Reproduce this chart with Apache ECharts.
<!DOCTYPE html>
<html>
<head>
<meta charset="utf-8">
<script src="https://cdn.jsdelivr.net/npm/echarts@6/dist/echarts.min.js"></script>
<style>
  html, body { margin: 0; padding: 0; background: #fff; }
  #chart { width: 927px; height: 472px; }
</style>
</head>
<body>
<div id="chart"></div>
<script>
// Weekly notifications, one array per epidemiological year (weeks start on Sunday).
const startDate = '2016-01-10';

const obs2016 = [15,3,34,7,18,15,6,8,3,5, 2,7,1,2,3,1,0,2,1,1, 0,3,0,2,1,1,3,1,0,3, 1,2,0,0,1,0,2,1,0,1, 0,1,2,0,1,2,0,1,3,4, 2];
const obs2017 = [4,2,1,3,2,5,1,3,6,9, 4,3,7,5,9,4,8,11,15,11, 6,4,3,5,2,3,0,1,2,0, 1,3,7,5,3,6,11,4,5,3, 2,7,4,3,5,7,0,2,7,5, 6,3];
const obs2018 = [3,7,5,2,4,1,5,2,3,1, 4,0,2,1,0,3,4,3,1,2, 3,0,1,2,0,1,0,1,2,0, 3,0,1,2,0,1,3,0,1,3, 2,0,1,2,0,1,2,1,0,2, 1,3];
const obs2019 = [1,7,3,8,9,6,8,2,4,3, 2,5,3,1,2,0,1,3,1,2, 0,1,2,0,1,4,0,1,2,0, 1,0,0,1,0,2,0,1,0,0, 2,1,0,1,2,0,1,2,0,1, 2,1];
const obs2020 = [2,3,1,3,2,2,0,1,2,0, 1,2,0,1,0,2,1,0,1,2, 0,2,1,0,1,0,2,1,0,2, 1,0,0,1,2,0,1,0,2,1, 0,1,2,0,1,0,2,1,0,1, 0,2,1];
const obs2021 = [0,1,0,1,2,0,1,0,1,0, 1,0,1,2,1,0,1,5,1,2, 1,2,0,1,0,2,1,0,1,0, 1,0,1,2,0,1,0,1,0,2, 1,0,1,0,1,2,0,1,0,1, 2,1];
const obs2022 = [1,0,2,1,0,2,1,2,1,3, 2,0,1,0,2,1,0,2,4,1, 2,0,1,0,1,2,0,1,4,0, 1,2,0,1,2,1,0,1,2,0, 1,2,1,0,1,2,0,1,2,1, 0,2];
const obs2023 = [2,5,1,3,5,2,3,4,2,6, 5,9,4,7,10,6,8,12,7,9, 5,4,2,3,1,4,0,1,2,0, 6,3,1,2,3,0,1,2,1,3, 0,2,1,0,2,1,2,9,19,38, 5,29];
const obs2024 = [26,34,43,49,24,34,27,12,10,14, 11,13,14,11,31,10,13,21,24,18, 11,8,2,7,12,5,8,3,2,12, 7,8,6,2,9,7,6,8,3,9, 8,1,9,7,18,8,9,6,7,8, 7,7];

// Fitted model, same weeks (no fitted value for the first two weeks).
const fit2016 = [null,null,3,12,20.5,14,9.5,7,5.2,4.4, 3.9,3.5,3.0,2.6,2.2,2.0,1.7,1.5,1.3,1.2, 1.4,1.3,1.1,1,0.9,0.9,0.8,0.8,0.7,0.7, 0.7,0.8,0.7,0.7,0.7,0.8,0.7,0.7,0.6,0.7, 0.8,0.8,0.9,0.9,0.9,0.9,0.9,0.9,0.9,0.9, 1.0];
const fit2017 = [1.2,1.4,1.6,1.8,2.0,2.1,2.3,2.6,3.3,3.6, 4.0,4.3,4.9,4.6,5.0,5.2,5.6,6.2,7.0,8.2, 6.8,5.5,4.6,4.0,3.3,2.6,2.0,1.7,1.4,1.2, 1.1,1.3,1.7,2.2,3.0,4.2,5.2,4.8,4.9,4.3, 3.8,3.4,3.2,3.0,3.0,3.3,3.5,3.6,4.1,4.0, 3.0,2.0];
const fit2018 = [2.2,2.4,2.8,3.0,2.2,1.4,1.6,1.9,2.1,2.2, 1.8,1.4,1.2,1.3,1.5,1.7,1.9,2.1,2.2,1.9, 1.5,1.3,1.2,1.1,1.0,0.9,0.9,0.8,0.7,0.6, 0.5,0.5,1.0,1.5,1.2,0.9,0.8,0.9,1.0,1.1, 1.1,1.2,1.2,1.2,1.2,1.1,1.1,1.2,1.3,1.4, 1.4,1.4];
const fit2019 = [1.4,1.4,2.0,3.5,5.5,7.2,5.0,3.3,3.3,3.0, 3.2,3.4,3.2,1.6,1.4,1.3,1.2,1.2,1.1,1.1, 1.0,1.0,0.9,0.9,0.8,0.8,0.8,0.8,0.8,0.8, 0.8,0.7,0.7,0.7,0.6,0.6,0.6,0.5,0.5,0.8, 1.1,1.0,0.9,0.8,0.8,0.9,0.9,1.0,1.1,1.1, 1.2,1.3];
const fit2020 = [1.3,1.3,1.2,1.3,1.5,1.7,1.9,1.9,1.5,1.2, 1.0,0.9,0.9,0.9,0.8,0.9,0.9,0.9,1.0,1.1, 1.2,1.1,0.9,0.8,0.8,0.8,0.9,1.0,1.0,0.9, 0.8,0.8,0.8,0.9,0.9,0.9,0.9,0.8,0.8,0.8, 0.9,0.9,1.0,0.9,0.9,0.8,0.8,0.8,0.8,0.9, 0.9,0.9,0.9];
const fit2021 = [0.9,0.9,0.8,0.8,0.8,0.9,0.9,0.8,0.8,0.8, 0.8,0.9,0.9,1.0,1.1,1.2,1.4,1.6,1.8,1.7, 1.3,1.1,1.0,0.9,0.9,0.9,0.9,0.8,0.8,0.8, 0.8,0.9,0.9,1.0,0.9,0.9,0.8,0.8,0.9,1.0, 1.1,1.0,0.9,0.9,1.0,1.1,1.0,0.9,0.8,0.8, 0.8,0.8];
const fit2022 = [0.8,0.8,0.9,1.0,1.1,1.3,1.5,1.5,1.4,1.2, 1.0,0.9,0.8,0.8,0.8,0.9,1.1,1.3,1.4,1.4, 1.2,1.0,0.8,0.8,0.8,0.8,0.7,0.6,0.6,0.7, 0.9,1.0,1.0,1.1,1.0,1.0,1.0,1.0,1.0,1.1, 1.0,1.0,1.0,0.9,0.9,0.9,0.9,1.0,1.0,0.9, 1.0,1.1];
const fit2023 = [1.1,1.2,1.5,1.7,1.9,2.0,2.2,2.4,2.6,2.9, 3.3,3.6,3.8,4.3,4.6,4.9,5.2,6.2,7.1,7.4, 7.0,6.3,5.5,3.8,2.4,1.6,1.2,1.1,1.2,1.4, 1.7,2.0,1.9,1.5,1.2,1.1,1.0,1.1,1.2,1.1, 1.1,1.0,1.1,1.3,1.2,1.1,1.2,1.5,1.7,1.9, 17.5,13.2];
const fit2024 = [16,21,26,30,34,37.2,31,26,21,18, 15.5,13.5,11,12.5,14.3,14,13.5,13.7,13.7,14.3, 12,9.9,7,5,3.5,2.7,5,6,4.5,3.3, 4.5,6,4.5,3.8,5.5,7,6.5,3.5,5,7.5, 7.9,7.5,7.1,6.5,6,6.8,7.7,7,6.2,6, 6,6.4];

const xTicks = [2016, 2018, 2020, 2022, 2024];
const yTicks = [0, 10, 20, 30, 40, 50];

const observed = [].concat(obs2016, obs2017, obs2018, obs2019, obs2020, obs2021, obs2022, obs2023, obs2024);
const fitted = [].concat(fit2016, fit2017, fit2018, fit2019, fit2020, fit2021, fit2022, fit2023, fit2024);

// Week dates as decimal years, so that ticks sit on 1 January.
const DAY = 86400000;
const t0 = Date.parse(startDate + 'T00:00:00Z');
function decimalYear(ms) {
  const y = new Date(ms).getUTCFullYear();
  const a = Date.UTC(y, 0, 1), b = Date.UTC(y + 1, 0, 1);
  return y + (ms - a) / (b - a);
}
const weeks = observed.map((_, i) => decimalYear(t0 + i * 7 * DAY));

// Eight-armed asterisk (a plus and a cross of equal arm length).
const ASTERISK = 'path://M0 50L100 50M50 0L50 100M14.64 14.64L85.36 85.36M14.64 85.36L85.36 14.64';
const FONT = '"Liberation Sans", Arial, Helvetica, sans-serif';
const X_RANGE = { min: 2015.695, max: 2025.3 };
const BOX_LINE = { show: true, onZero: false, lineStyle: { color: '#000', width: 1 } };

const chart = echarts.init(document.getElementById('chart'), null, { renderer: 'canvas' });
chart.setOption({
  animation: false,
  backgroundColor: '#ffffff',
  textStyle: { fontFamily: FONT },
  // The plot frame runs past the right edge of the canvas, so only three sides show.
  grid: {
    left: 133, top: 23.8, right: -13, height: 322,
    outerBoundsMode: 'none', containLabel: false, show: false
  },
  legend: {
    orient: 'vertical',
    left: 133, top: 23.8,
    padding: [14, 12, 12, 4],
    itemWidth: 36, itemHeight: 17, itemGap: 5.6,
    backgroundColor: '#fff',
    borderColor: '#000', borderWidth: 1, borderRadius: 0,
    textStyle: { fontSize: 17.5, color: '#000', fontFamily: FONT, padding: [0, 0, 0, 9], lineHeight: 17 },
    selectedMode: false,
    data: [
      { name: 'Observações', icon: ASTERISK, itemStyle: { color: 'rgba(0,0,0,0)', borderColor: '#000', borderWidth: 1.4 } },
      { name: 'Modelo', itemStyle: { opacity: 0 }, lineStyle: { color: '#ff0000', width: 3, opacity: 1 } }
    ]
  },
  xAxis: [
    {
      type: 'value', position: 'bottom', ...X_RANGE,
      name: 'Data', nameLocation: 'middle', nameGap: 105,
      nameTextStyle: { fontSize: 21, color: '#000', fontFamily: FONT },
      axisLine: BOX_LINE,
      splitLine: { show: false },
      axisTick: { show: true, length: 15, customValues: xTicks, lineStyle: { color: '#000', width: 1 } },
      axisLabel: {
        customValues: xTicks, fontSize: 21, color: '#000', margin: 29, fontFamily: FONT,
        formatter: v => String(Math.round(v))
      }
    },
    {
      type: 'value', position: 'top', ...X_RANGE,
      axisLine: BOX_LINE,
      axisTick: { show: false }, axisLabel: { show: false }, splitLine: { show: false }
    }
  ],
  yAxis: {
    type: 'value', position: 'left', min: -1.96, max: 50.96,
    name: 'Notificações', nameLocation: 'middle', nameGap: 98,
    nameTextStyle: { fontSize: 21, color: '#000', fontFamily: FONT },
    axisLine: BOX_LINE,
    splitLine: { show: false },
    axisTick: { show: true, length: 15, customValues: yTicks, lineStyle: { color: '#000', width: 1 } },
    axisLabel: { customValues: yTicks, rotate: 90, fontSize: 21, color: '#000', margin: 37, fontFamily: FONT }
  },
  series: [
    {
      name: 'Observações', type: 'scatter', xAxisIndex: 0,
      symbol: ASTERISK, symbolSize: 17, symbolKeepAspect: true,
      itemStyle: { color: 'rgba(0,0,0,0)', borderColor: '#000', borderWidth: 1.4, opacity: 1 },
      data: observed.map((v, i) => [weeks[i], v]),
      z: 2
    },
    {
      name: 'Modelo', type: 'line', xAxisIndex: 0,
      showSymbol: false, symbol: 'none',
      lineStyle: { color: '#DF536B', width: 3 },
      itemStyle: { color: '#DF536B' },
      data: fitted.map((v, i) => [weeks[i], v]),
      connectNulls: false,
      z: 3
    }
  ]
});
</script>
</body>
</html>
##############################
> _PROBLEM STATEMENT_
Print only the lines from the top of the data above down to the line holding "const startDate = '2016-01-10';", inclusive.

> _RESPONSE BELOW_
Reproduce this chart with Apache ECharts.
<!DOCTYPE html>
<html>
<head>
<meta charset="utf-8">
<script src="https://cdn.jsdelivr.net/npm/echarts@6/dist/echarts.min.js"></script>
<style>
  html, body { margin: 0; padding: 0; background: #fff; }
  #chart { width: 927px; height: 472px; }
</style>
</head>
<body>
<div id="chart"></div>
<script>
// Weekly notifications, one array per epidemiological year (weeks start on Sunday).
const startDate = '2016-01-10';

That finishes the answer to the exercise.